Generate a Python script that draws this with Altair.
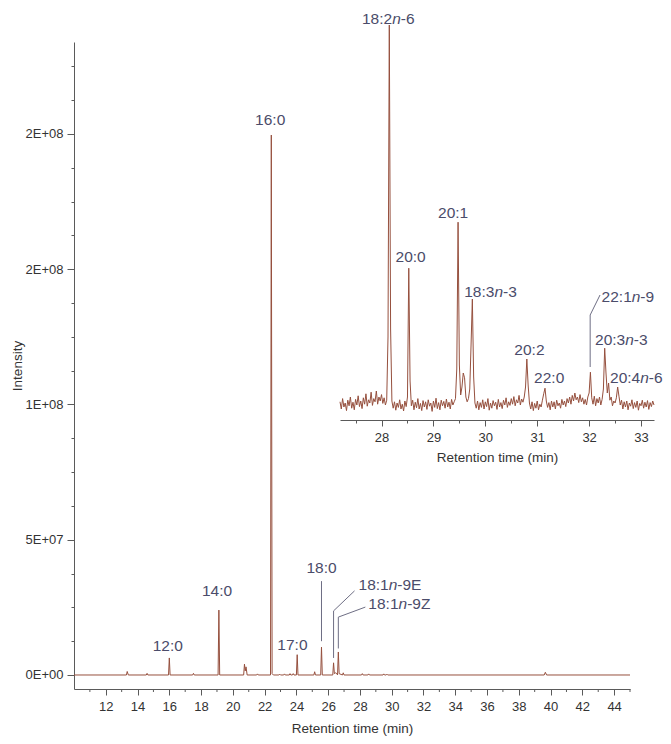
import altair as alt
import pandas as pd

# ---------------- data ----------------
# main chromatogram trace (retention time in min, intensity in counts)
main_time = [10.00,
             13.30, 13.35, 13.42,
             14.55, 14.60, 14.65,
             15.95, 16.00, 16.05,
             17.47, 17.52, 17.57,
             19.07, 19.12, 19.17,
             20.68, 20.73, 20.78, 20.83, 20.90,
             21.50, 21.55, 21.60,
             22.37, 22.42, 22.47, 22.55,
             22.90, 22.95, 23.00, 23.20, 23.25, 23.30,
             23.55, 23.60, 23.65, 23.75, 23.80, 23.85,
             24.00, 24.05, 24.10,
             25.10, 25.15, 25.20,
             25.53, 25.58, 25.63,
             26.29, 26.34, 26.39, 26.45, 26.55,
             26.59, 26.64, 26.69,
             26.90, 26.95, 27.00,
             28.10, 28.15, 28.20,
             28.50, 28.55, 28.60,
             29.45, 29.50, 29.55, 29.65, 29.70, 29.75,
             39.60, 39.67, 39.75,
             45.00]
main_intensity = [0,
                  0, 1.3e6, 0,
                  0, 0.6e6, 0,
                  0, 6.3e6, 0,
                  0, 0.6e6, 0,
                  0, 24.0e6, 0,
                  0, 4.0e6, 1.5e6, 3.0e6, 0,
                  0, 0.4e6, 0,
                  0, 199.6e6, 0.5e6, 0,
                  0, 0.3e6, 0, 0, 0.4e6, 0,
                  0, 0.5e6, 0, 0, 0.5e6, 0,
                  0, 7.5e6, 0,
                  0, 1.2e6, 0,
                  0, 10.3e6, 0,
                  0, 4.5e6, 0.5e6, 0.8e6, 0.5e6,
                  0, 8.5e6, 0.5e6,
                  0, 0.8e6, 0,
                  0, 0.5e6, 0,
                  0, 0.4e6, 0,
                  0, 0.4e6, 0, 0, 0.3e6, 0,
                  0, 1.0e6, 0,
                  0]

# inset trace (retention time in min, intensity in thousand counts)
inset_time = [27.200, 27.225, 27.250, 27.275, 27.300, 27.325, 27.350, 27.375, 27.400, 27.425,
              27.450, 27.475, 27.500, 27.525, 27.550, 27.575, 27.600, 27.625, 27.650, 27.675,
              27.700, 27.725, 27.750, 27.775, 27.800, 27.825, 27.850, 27.875, 27.900, 27.925,
              27.950, 27.975, 28.000, 28.025, 28.050, 28.075, 28.100, 28.125, 28.150, 28.175,
              28.200, 28.225, 28.250, 28.275, 28.300, 28.325, 28.350, 28.375, 28.400, 28.425,
              28.450, 28.475, 28.500, 28.525, 28.550, 28.575, 28.600, 28.625, 28.650, 28.675,
              28.700, 28.725, 28.750, 28.775, 28.800, 28.825, 28.850, 28.875, 28.900, 28.925,
              28.950, 28.975, 29.000, 29.025, 29.050, 29.075, 29.100, 29.125, 29.150, 29.175,
              29.200, 29.225, 29.250, 29.275, 29.300, 29.325, 29.350, 29.375, 29.400, 29.425,
              29.450, 29.475, 29.500, 29.525, 29.550, 29.575, 29.600, 29.625, 29.650, 29.675,
              29.700, 29.725, 29.750, 29.775, 29.800, 29.825, 29.850, 29.875, 29.900, 29.925,
              29.950, 29.975, 30.000, 30.025, 30.050, 30.075, 30.100, 30.125, 30.150, 30.175,
              30.200, 30.225, 30.250, 30.275, 30.300, 30.325, 30.350, 30.375, 30.400, 30.425,
              30.450, 30.475, 30.500, 30.525, 30.550, 30.575, 30.600, 30.625, 30.650, 30.675,
              30.700, 30.725, 30.750, 30.775, 30.800, 30.825, 30.850, 30.875, 30.900, 30.925,
              30.950, 30.975, 31.000, 31.025, 31.050, 31.075, 31.100, 31.125, 31.150, 31.175,
              31.200, 31.225, 31.250, 31.275, 31.300, 31.325, 31.350, 31.375, 31.400, 31.425,
              31.450, 31.475, 31.500, 31.525, 31.550, 31.575, 31.600, 31.625, 31.650, 31.675,
              31.700, 31.725, 31.750, 31.775, 31.800, 31.825, 31.850, 31.875, 31.900, 31.925,
              31.950, 31.975, 32.000, 32.025, 32.050, 32.075, 32.100, 32.125, 32.150, 32.175,
              32.200, 32.225, 32.250, 32.275, 32.300, 32.325, 32.350, 32.375, 32.400, 32.425,
              32.450, 32.475, 32.500, 32.525, 32.550, 32.575, 32.600, 32.625, 32.650, 32.675,
              32.700, 32.725, 32.750, 32.775, 32.800, 32.825, 32.850, 32.875, 32.900, 32.925,
              32.950, 32.975, 33.000, 33.025, 33.050, 33.075, 33.100, 33.125, 33.150, 33.175,
              33.200, 33.225, 33.250]
inset_kcounts = [58, 40, 66, 45, 55, 36, 62, 48, 70, 42,
                 57, 38, 64, 50, 73, 46, 60, 41, 68, 52,
                 78, 47, 63, 55, 82, 49, 66, 58, 85, 52,
                 70, 60, 76, 54, 68, 50, 62, 220, 1000, 240,
                 60, 42, 58, 37, 55, 44, 63, 40, 52, 35,
                 60, 46, 70, 392, 110, 48, 62, 38, 57, 43,
                 66, 40, 54, 36, 61, 45, 58, 39, 63, 47,
                 55, 34, 60, 44, 67, 41, 56, 38, 62, 48,
                 59, 42, 65, 45, 57, 40, 64, 50, 58, 66,
                 140, 507, 150, 75, 95, 130, 118, 70, 58, 66,
                 90, 200, 315, 120, 55, 42, 60, 38, 56, 44,
                 63, 40, 58, 46, 66, 37, 55, 42, 61, 48,
                 57, 39, 64, 45, 56, 41, 62, 50, 68, 44,
                 58, 49, 66, 52, 71, 48, 63, 55, 74, 50,
                 65, 57, 70, 95, 165, 100, 55, 40, 58, 36,
                 54, 42, 60, 38, 52, 45, 62, 78, 92, 60,
                 44, 56, 38, 60, 45, 58, 40, 62, 48, 55,
                 42, 64, 50, 60, 46, 66, 55, 70, 52, 74,
                 60, 80, 63, 70, 56, 76, 58, 68, 52, 64,
                 50, 70, 80, 132, 68, 52, 72, 48, 66, 55,
                 70, 50, 64, 90, 192, 130, 80, 105, 62, 70,
                 48, 60, 55, 68, 95, 72, 50, 62, 40, 58,
                 45, 60, 38, 55, 47, 63, 41, 56, 44, 60,
                 37, 54, 48, 62, 42, 57, 45, 61, 39, 56,
                 46, 60, 50]

# peak labels, main chart
main_label_text = ["12:0", "14:0", "16:0", "17:0", "18:0", "18:1n-9E", "18:1n-9Z"]
main_label_time = [15.9, 19.0, 22.35, 23.75, 25.58, 27.91, 28.53]
main_label_int = [10.7e6, 31.1e6, 205.2e6, 11.1e6, 39.6e6, 33.3e6, 26.2e6]
main_label_align = ["center", "center", "center", "center", "center", "left", "left"]

# leader lines, main chart (segments)
main_leader_t1 = [25.58, 26.34, 26.34, 26.64, 26.64]
main_leader_v1 = [12.5e6, 6.3e6, 23.7e6, 9.8e6, 21.4e6]
main_leader_t2 = [25.58, 26.34, 27.66, 26.64, 28.34]
main_leader_v2 = [34.7e6, 23.7e6, 31.1e6, 21.4e6, 25.1e6]

# peak labels, inset
inset_label_text = ["18:2n-6", "20:0", "20:1", "18:3n-3", "20:2", "22:0",
                    "22:1n-9", "20:3n-3", "20:4n-6"]
inset_label_time = [28.13, 28.56, 29.38, 30.10, 30.85, 31.23, 32.24, 32.62, 32.91]
inset_label_k = [1015, 420, 530, 332.5, 187.5, 117.5, 320, 212.5, 117.5]
inset_label_align = ["center", "center", "center", "center", "center", "center",
                     "left", "center", "center"]

# leader line, inset (segments)
inset_leader_t1 = [32.02, 32.02]
inset_leader_k1 = [145, 275]
inset_leader_t2 = [32.02, 32.21]
inset_leader_k2 = [275, 325]

# axis ticks
y_tick_values = [0, 5e7, 1e8, 1.5e8, 2e8]
y_tick_labels = ["0E+00", "5E+07", "1E+08", "2E+08", "2E+08"]
x_tick_labels = [12, 14, 16, 18, 20, 22, 24, 26, 28, 30, 32, 34, 36, 38, 40, 42, 44]
x_minor_ticks = [11, 13, 15, 17, 19, 21, 23, 25, 27, 29, 31, 33, 35, 37, 39, 41, 43, 45]
inset_tick_labels = [28, 29, 30, 31, 32, 33]

# ---------------- styling ----------------
FONT = "Liberation Sans"
LINE = "#96503e"
ANN = "#4b4c6a"
LEAD = "#6e6e84"
AXC = "#5a5a5a"
FS = 15.5
W, H = 556, 647
TOP = 34

CW = {c: 0.556 for c in "0123456789"}
CW.update({":": 0.278, "-": 0.333, "n": 0.556, "E": 0.667, "Z": 0.611})


def tw(s):
    return sum(CW[c] for c in s) * FS


def expr_for(values, labels):
    return "".join(
        f"abs(datum.value - {v}) < 1e-6 * (1 + abs({v})) ? '{l}' : "
        for v, l in zip(values, labels)) + "''"


# ---------------- shared encodings ----------------
main_x = lambda f="t": alt.X(
    f"{f}:Q", title="Retention time (min)",
    scale=alt.Scale(domain=[10, 45], nice=False, zero=False),
    axis=alt.Axis(values=x_tick_labels, format="d", tickSize=6,
                  labelOverlap=False, labelFlush=False,
                  labelPadding=5, titlePadding=8, grid=False))
main_y = lambda f="v": alt.Y(
    f"{f}:Q", title="Intensity",
    scale=alt.Scale(domain=[-5.18e6, 234e6], nice=False, zero=False),
    axis=alt.Axis(values=[i * 12.5e6 for i in range(19)],
                  labelExpr=expr_for(y_tick_values, y_tick_labels),
                  tickSize={"condition": {"test": "datum.value % 50000000 == 0",
                                          "value": 7}, "value": 3},
                  labelOverlap=False, labelFlush=False,
                  labelPadding=4, titlePadding=1, grid=False))
inset_axis_y = 420 - 8 - TOP  # plot-relative position of the inset axis
inset_x = lambda f="t": alt.X(
    f"{f}:Q", title="Retention time (min)",
    scale=alt.Scale(domain=[27.2, 33.25], range=[266, 580], nice=False, zero=False),
    axis=alt.Axis(values=[27.5 + 0.5 * i for i in range(12)],
                  labelExpr=expr_for(inset_tick_labels, [str(v) for v in inset_tick_labels]),
                  tickSize={"condition": {"test": "datum.value % 1 == 0", "value": 6},
                            "value": 3},
                  orient="bottom", offset=inset_axis_y - H,
                  labelOverlap=False, labelFlush=False,
                  labelPadding=5, titlePadding=6, grid=False))
inset_y = lambda f="v": alt.Y(
    f"{f}:Q", scale=alt.Scale(domain=[0, 1000], range=[425 - 8 - TOP, 25 - 8 - TOP],
                              nice=False, zero=False),
    axis=None)


def label_layers(texts, times, vals, aligns, xe, ye):
    layers = []
    for txt, t, v, al in zip(texts, times, vals, aligns):
        df = pd.DataFrame({"t": [t], "v": [v]})
        base = alt.Chart(df).encode(x=xe(), y=ye())
        if "n-" in txt:
            i = txt.index("n-")
            pre, it, post = txt[:i], "n", txt[i + 1:]
            total = tw(pre) + tw(it) + tw(post)
            start = -total / 2 if al == "center" else 0
            parts = [(pre, start, "normal"),
                     (it, start + tw(pre), "italic"),
                     (post, start + tw(pre) + tw(it), "normal")]
            for s, dx, st in parts:
                layers.append(base.mark_text(
                    text=s, align="left", baseline="middle", dx=dx,
                    font=FONT, fontSize=FS, fontStyle=st, color=ANN))
        else:
            layers.append(base.mark_text(
                text=txt, align=al, baseline="middle",
                font=FONT, fontSize=FS, color=ANN))
    return layers


# ---------------- main chart ----------------
main_df = pd.DataFrame({"t": main_time, "v": main_intensity})
main_line = alt.Chart(main_df).mark_line(color=LINE, strokeWidth=1).encode(
    x=main_x(), y=main_y())
minor_df = pd.DataFrame({"t": x_minor_ticks})
main_minor = alt.Chart(minor_df).mark_rule(color=AXC, strokeWidth=1).encode(
    x=main_x(), y=alt.value(H), y2=alt.value(H + 3))
lead_df = pd.DataFrame({"t": main_leader_t1, "v": main_leader_v1,
                        "t2": main_leader_t2, "v2": main_leader_v2})
main_lead = alt.Chart(lead_df).mark_rule(color=LEAD, strokeWidth=1).encode(
    x=main_x(), y=main_y(), x2="t2:Q", y2="v2:Q")
main_layer = alt.layer(main_line, main_minor, main_lead,
                       *label_layers(main_label_text, main_label_time,
                                     main_label_int, main_label_align, main_x, main_y))

# ---------------- inset ----------------
inset_df = pd.DataFrame({"t": inset_time, "v": inset_kcounts})
inset_line = alt.Chart(inset_df).mark_line(color=LINE, strokeWidth=1).encode(
    x=inset_x(), y=inset_y())
ilead_df = pd.DataFrame({"t": inset_leader_t1, "v": inset_leader_k1,
                         "t2": inset_leader_t2, "v2": inset_leader_k2})
inset_lead = alt.Chart(ilead_df).mark_rule(color=LEAD, strokeWidth=1).encode(
    x=inset_x(), y=inset_y(), x2="t2:Q", y2="v2:Q")
inset_layer = alt.layer(inset_line, inset_lead,
                        *label_layers(inset_label_text, inset_label_time, inset_label_k,
                                      inset_label_align, inset_x, inset_y))

chart = alt.layer(main_layer, inset_layer).resolve_scale(
    x="independent", y="independent"
).properties(
    width=W, height=H,
    autosize=alt.AutoSizeParams(type="none"),
    padding={"left": 66, "top": TOP, "right": 33, "bottom": 47},
).configure_axis(
    labelFont=FONT, titleFont=FONT, labelFontSize=13, titleFontSize=13.5,
    labelColor="#333333", titleColor="#333333", titleFontWeight="normal",
    domainColor=AXC, tickColor=AXC, domainWidth=1, tickWidth=1,
    labelOverlap=False,
).configure_view(stroke=None)

chart.save("out.html", embed_options={"renderer": "svg", "actions": False})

***

[WHAT YOU SHOULD DO] Print, exactly as written, the lines above from the first one to the one containing "import pandas as pd". Leave out pictures.

[EXERCISE OUTPUT]
Generate a Python script that draws this with Altair.
import altair as alt
import pandas as pd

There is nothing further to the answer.